A elite brasileira promove uma guerra ideológica permanente. Em 2005, Jorge Bornhausen, o oligarca que apoiou a ditadura e depois habitou todas as coalizões conservadoras que se sucederam no Brasil desde 1985 a 2002 [governos de José Sarney, Collor de Melo e Fernando Henrique Cardoso], disse ser “preciso dar fim à raça dos petistas”.
A condenação do ex-presidente Lula em primeira instância se enquadra nesta moldura histórica; mas, além disso, é um procedimento necessário para a continuação do golpe e do regime de exceção vigente no Brasil.
A decisão do justiceiro Sérgio Moro revela seu engajamento como o militante partidário que se disfarça na toga de juiz para combater inimigos ideológicos.
Moro é um ator-chavena estratégia golpista.
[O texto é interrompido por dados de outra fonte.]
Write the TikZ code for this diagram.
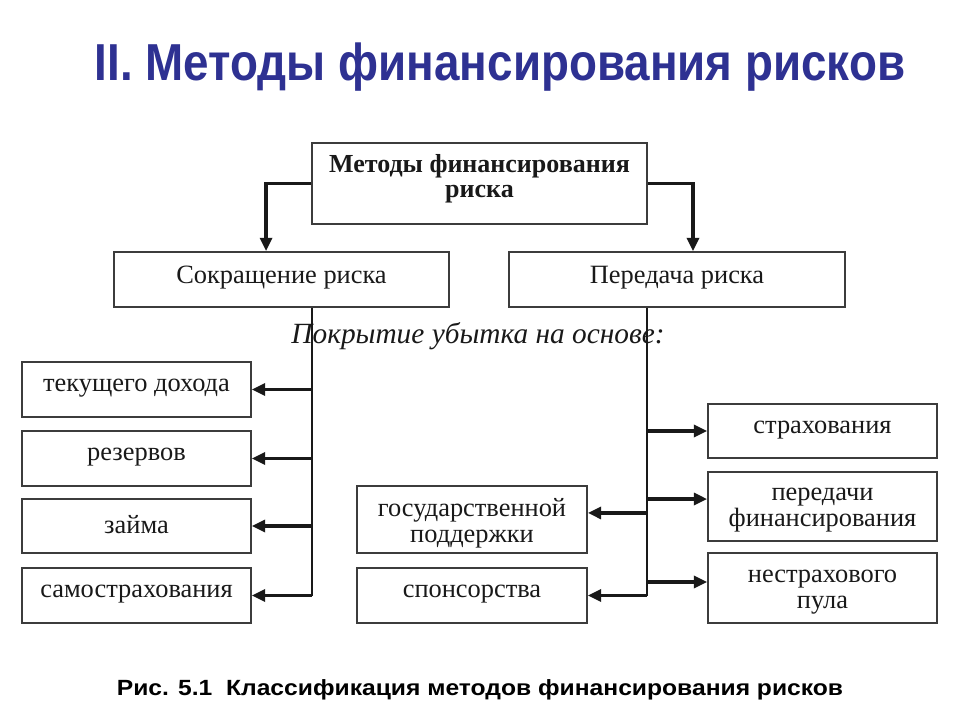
\documentclass[tikz,border=0pt]{standalone}
\usepackage{fontspec}
\setmainfont{Liberation Serif}
\newfontfamily\sansf{Liberation Sans}
\usetikzlibrary{arrows.meta}
\definecolor{titleblue}{RGB}{46,49,146}
\definecolor{ink}{RGB}{25,25,25}
\definecolor{frame}{RGB}{60,60,60}
\begin{document}
\begin{tikzpicture}[x=0.75pt,y=-0.75pt,
  box/.style={draw=frame, line width=1.3pt, inner sep=0pt},
  conn/.style={draw=ink, line width=2.4pt, -{Triangle[length=10pt,width=9pt]}},
  trunk/.style={draw=ink, line width=1.3pt},
  lbl/.style={text=ink, font=\fontsize{19.8}{19.5}\selectfont, align=center, inner sep=0pt},
  blbl/.style={lbl, font=\fontsize{19.5}{19}\selectfont\bfseries}]
\useasboundingbox[fill=white] (0,0) rectangle (960,720);

% title and caption
\node[text=titleblue, font=\sansf\bfseries\fontsize{39}{42}\selectfont, inner sep=0pt] (title) at (500,67)
  {\scalebox{0.88}[1]{II. Методы финансирования рисков}};
\node[text=black, font=\sansf\bfseries\fontsize{16.5}{18}\selectfont, inner sep=0pt] (caption) at (480,690)
  {\scalebox{1.12}[1]{Рис. 5.1\ \ Классификация методов финансирования рисков}};

% boxes
\node[box, minimum width=251.25pt, minimum height=60.75pt] (top) at (479.5,183.5) {};
\node[box, minimum width=251.25pt, minimum height=41.25pt] (cut) at (281.5,279.5) {};
\node[box, minimum width=252pt, minimum height=41.25pt] (pass) at (677,279.5) {};

\node[box, minimum width=171.75pt, minimum height=41.25pt] (l1) at (136.5,389.5) {};
\node[box, minimum width=171.75pt, minimum height=41.25pt] (l2) at (136.5,458.5) {};
\node[box, minimum width=171.75pt, minimum height=40.5pt] (l3) at (136.5,526) {};
\node[box, minimum width=171.75pt, minimum height=41.25pt] (l4) at (136.5,595.5) {};

\node[box, minimum width=172.5pt, minimum height=50.25pt] (m1) at (472,519.5) {};
\node[box, minimum width=172.5pt, minimum height=41.25pt] (m2) at (472,595.5) {};

\node[box, minimum width=171.75pt, minimum height=40.5pt] (r1) at (822.5,431) {};
\node[box, minimum width=171.75pt, minimum height=51.75pt] (r2) at (822.5,506.5) {};
\node[box, minimum width=171.75pt, minimum height=52.5pt] (r3) at (822.5,588) {};

% labels
\node[blbl] (ttop) at (479.5,179) {Методы финансирования\\риска};
\node[lbl] (tcut) at (281.5,278) {Сокращение риска};
\node[lbl] (tpass) at (677,278) {Передача риска};
\node[lbl] (tl1) at (136.5,388) {текущего дохода};
\node[lbl] (tl2) at (136.5,457) {резервов};
\node[lbl] (tl3) at (136.5,525) {займа};
\node[lbl] (tl4) at (136.5,594) {самострахования};
\node[lbl] (tm1) at (472,523) {государственной\\поддержки};
\node[lbl] (tm2) at (472,594) {спонсорства};
\node[lbl] (tr1) at (822.5,430) {страхования};
\node[lbl] (tr2) at (822.5,510) {передачи\\финансирования};
\node[lbl] (tr3) at (822.5,592) {нестрахового\\пула};

\node[text=ink, font=\itshape\fontsize{22}{24}\selectfont, inner sep=0pt] (cover) at (478,336)
  {Покрытие убытка на основе:};

% trunks
\coordinate (lb) at (312,596);
\coordinate (rb) at (647,596);
\draw[trunk] (cut.south -| lb) -- (lb);
\draw[trunk] (pass.south -| rb) -- (rb);

% connectors from top
\draw[conn] (top.west) -| ([xshift=-11.6pt]cut.north);
\draw[conn] (top.east) -| ([xshift=12pt]pass.north);

% left branch
\draw[conn] (l1.east -| lb) -- (l1.east);
\draw[conn] (l2.east -| lb) -- (l2.east);
\draw[conn] (l3.east -| lb) -- (l3.east);
\draw[conn] (l4.east -| lb) -- (l4.east);

% right branch
\draw[conn] (r1.west -| rb) -- (r1.west);
\draw[conn] ([yshift=5.6pt]r2.west -| rb) -- ([yshift=5.6pt]r2.west);
\draw[conn] ([yshift=4.5pt]r3.west -| rb) -- ([yshift=4.5pt]r3.west);
\draw[conn] ([yshift=4.9pt]m1.east -| rb) -- ([yshift=4.9pt]m1.east);
\draw[conn] (m2.east -| rb) -- (m2.east);
\end{tikzpicture}
\end{document}
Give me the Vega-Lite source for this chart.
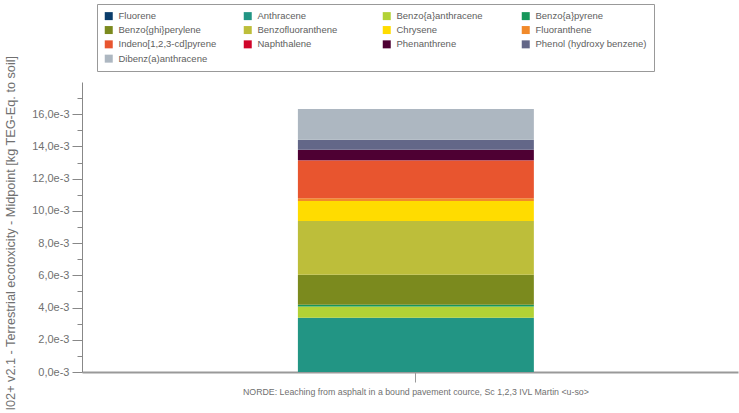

Assim como em 4 de março de 2016, quando sequestrou Lula para um depoimento forçado; e em 16 de março de 2016, quando interceptou e divulgou criminosamente conversas telefônicas da Presidente Dilma para tumultuar a nomeação de Lula para a Casa Civil, neste 12 de julho de 2017 ele deu nova mostra do sincronismo da sua atuação no judiciário com o empreendimento golpista.
Sérgio Moro está fazendo sua parte no golpe. Na guerra contra o ex-presidente, tenta enterrar a possibilidade de retorno das políticas de igualdade social, distribuição de renda, desenvolvimento nacional e de inserção soberana, altiva e independente do Brasil no mundo que a eleição do Lula representa.
A prioridade da oligarquia brasileira é impedir, por todos os meios, a presença do ex-presidente Lula na próxima eleição, para garantir a continuidade e a longevidade do golpe sem o risco do retorno do maior líder popular do Brasil ao governo. A decisão de Sérgio Moro é coerente com este objetivo.